- Directed by: Edwin Brienen
- Written by: Edwin Brienen
- Produced by: Edwin Brienen
- Starring: Kiki Classen Esther Eva Verkaaik Edwin Brienen Theo van Gogh
- Cinematography: Maurice van Bavel
- Edited by: Juan Morales
- Music by: Ferenc van der Sluijs
- Distributed by: Filmfreak Distribution
- Release date: June 2001;
- Running time: 103 minutes
- Country: Netherlands
- Language: Dutch

= Terrorama =

2001 film by Edwin Brienen

Terrorama! (2001) is the first feature film of Dutch director Edwin Brienen. In 2002 Terrorama! won the award for Best film at the Melbourne Underground Film Festival and best leading actress at the Toronto Independent Film Festival (Esther Eva Verkaaik).

==Plot==
The film tells the story of six mental cases, trying to get rid of society's norms and values by kidnapping Gerard van Dongen, a well-known TV host.
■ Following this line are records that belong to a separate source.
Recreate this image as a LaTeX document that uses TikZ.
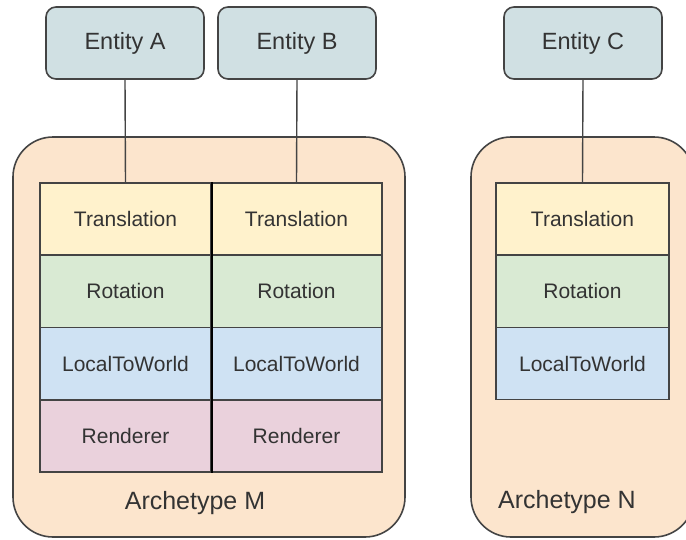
\documentclass[tikz,border=0pt]{standalone}
\usepackage{fontspec}
\setmainfont{Liberation Sans}
\definecolor{linegray}{HTML}{444444}
\definecolor{textgray}{HTML}{333333}
\definecolor{entityfill}{HTML}{D0E0E3}
\definecolor{archfill}{HTML}{FCE5CD}
\definecolor{transfill}{HTML}{FFF2CC}
\definecolor{rotfill}{HTML}{D9EAD3}
\definecolor{ltwfill}{HTML}{CFE2F3}
\definecolor{rendfill}{HTML}{EAD1DC}
\tikzset{
  entity/.style={draw=linegray, line width=1.6pt, fill=entityfill, rounded corners=10pt,
    minimum width=158pt, minimum height=72pt, inner sep=0pt, text=textgray,
    font=\fontsize{23.5}{27}\selectfont},
  archbox/.style={draw=linegray, line width=1.6pt, fill=archfill, rounded corners=40pt,
    inner sep=0pt},
  archlabel/.style={text=textgray, inner sep=0pt, font=\fontsize{25}{28}\selectfont},
  cell/.style={draw=linegray, line width=1.5pt, minimum height=72.25pt, inner sep=0pt,
    text=textgray, font=\fontsize{21}{24}\selectfont},
  cellM/.style={cell, minimum width=171pt},
  cellN/.style={cell, minimum width=173pt},
  link/.style={draw=linegray, line width=1.4pt},
  divider/.style={draw=black, line width=2.4pt}
}
\begin{document}
\begin{tikzpicture}[x=1pt, y=-1pt]
  \useasboundingbox (0,0) rectangle (686,539);
  \clip (0,0) rectangle (686,539);

  % archetype containers
  \node[archbox, minimum width=392pt, minimum height=400pt] (archM) at (209,337) {};
  \node[archbox, minimum width=223pt, minimum height=400pt] (archN) at (582.5,337) {};

  % Archetype M: two entity columns
  \node[cellM, fill=transfill] (tA) at (125.5,219.1) {Translation};
  \node[cellM, fill=rotfill]   (rA) at (125.5,291.4) {Rotation};
  \node[cellM, fill=ltwfill]   (lA) at (125.5,363.6) {LocalToWorld};
  \node[cellM, fill=rendfill]  (nA) at (125.5,435.9) {Renderer};

  \node[cellM, fill=transfill] (tB) at (296.5,219.1) {Translation};
  \node[cellM, fill=rotfill]   (rB) at (296.5,291.4) {Rotation};
  \node[cellM, fill=ltwfill]   (lB) at (296.5,363.6) {LocalToWorld};
  \node[cellM, fill=rendfill]  (nB) at (296.5,435.9) {Renderer};

  \draw[divider] (tA.north east) -- (nA.south east);

  % Archetype N: one entity column
  \node[cellN, fill=transfill] (tC) at (582.5,219.1) {Translation};
  \node[cellN, fill=rotfill]   (rC) at (582.5,291.4) {Rotation};
  \node[cellN, fill=ltwfill]   (lC) at (582.5,363.6) {LocalToWorld};

  \node[archlabel] (labM) at (195,503) {Archetype M};
  \node[archlabel] (labN) at (567,502) {Archetype N};

  % entities
  \node[entity] (eA) at (125,43) {Entity A};
  \node[entity] (eB) at (297,43) {Entity B};
  \node[entity] (eC) at (583,43) {Entity C};

  \draw[link] (eA.south) -- (tA.north);
  \draw[link] (eB.south) -- (tB.north);
  \draw[link] (eC.south) -- (tC.north);
\end{tikzpicture}
\end{document}
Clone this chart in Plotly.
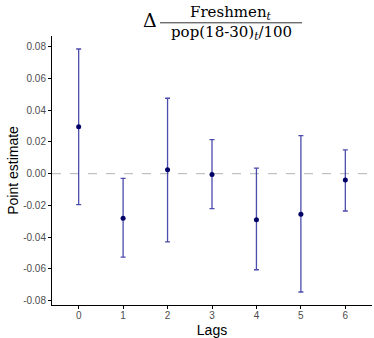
import plotly.graph_objects as go

# Lag estimates with 95% confidence bounds
lags = [0, 1, 2, 3, 4, 5, 6]
estimate = [0.0295, -0.0280, 0.0025, -0.0005, -0.0290, -0.0255, -0.0040]
upper = [0.0785, -0.0030, 0.0475, 0.0215, 0.0035, 0.0240, 0.0150]
lower = [-0.0195, -0.0525, -0.0430, -0.0220, -0.0605, -0.0745, -0.0235]
y_ticks = [-0.08, -0.06, -0.04, -0.02, 0.00, 0.02, 0.04, 0.06, 0.08]

err_plus = [u - e for u, e in zip(upper, estimate)]
err_minus = [e - l for e, l in zip(estimate, lower)]

W, H = 374, 338
ML, MR, MT, MB = 52, 2, 36, 31
pw, ph = W - ML - MR, H - MT - MB


def px_x(x):
    return (x - ML) / pw


def px_y(y):
    # y measured in pixels from the top of the figure
    return (H - MB - y) / ph


fig = go.Figure()
fig.add_trace(go.Scatter(
    x=lags, y=estimate, mode="markers",
    marker=dict(color="#000066", size=5),
    error_y=dict(type="data", symmetric=False, array=err_plus, arrayminus=err_minus,
                 color="rgba(45,45,160,0.85)", thickness=1.3, width=2.5),
    showlegend=False,
))

fig.add_hline(y=0, line=dict(color="#b3b3b3", width=1, dash="dash"), layer="below")

fig.update_layout(
    width=W, height=H,
    margin=dict(l=ML, r=MR, t=MT, b=MB),
    paper_bgcolor="white", plot_bgcolor="white",
    font=dict(family="Liberation Sans, Arial, sans-serif", color="black"),
    xaxis=dict(
        range=[-0.6, 6.6], tickvals=lags, ticktext=[str(v) for v in lags],
        showline=True, linecolor="black", linewidth=1, ticks="outside", ticklen=3,
        tickcolor="black", showgrid=False, zeroline=False, ticklabelstandoff=-2,
        tickfont=dict(size=10, color="#4d4d4d"),
        title=dict(text="Lags", font=dict(size=14), standoff=5),
    ),
    yaxis=dict(
        range=[-0.0827, 0.0867], tickvals=y_ticks, ticktext=[f"{v:.2f}" for v in y_ticks],
        showline=True, linecolor="black", linewidth=1, ticks="outside", ticklen=3,
        tickcolor="black", showgrid=False, zeroline=False,
        tickfont=dict(size=10, color="#4d4d4d"),
        title=dict(text="Point estimate", font=dict(size=14), standoff=1),
    ),
)

# Title: Δ (Freshmen_t / (pop(18-30)_t / 100)) assembled from text pieces
serif = "DejaVu Serif, Liberation Serif, serif"
title_parts = [
    (150, 20, "Δ", 19),
    (231, 12, "Freshmen<sub><i>t</i></sub>", 15),
    (231, 32, "pop(18-30)<sub><i>t</i></sub>/100", 15),
]
for x, y, txt, size in title_parts:
    fig.add_annotation(x=px_x(x), y=px_y(y), xref="paper", yref="paper", text=txt,
                       showarrow=False, xanchor="center", yanchor="middle",
                       font=dict(family=serif, size=size, color="black"))
fig.add_shape(type="line", xref="paper", yref="paper",
              x0=px_x(160), x1=px_x(302), y0=px_y(22.7), y1=px_y(22.7),
              line=dict(color="#333333", width=1))

fig.write_html("out.html")
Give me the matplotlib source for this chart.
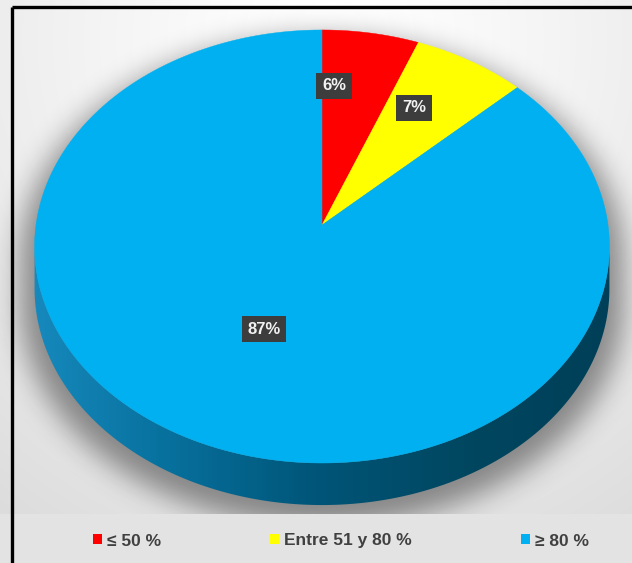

During an improvised TV show, the terrorists confront this Van Dongen with their darkest thoughts and emotions, resulting in violent excesses and extreme sexual behaviour.

==UK release==
Salvation Group bought the UK rights for the film in 2003. A DVD was scheduled for release on 4 August 2003, however it was pulled back because of BBFC restrictions. After the killing of Theo van Gogh, Salvation decided to cut the controversial scene with Van Gogh reading from the Koran. The censored version of the film was set to release on 11 June 2007, but was pulled back again for reasons unknown.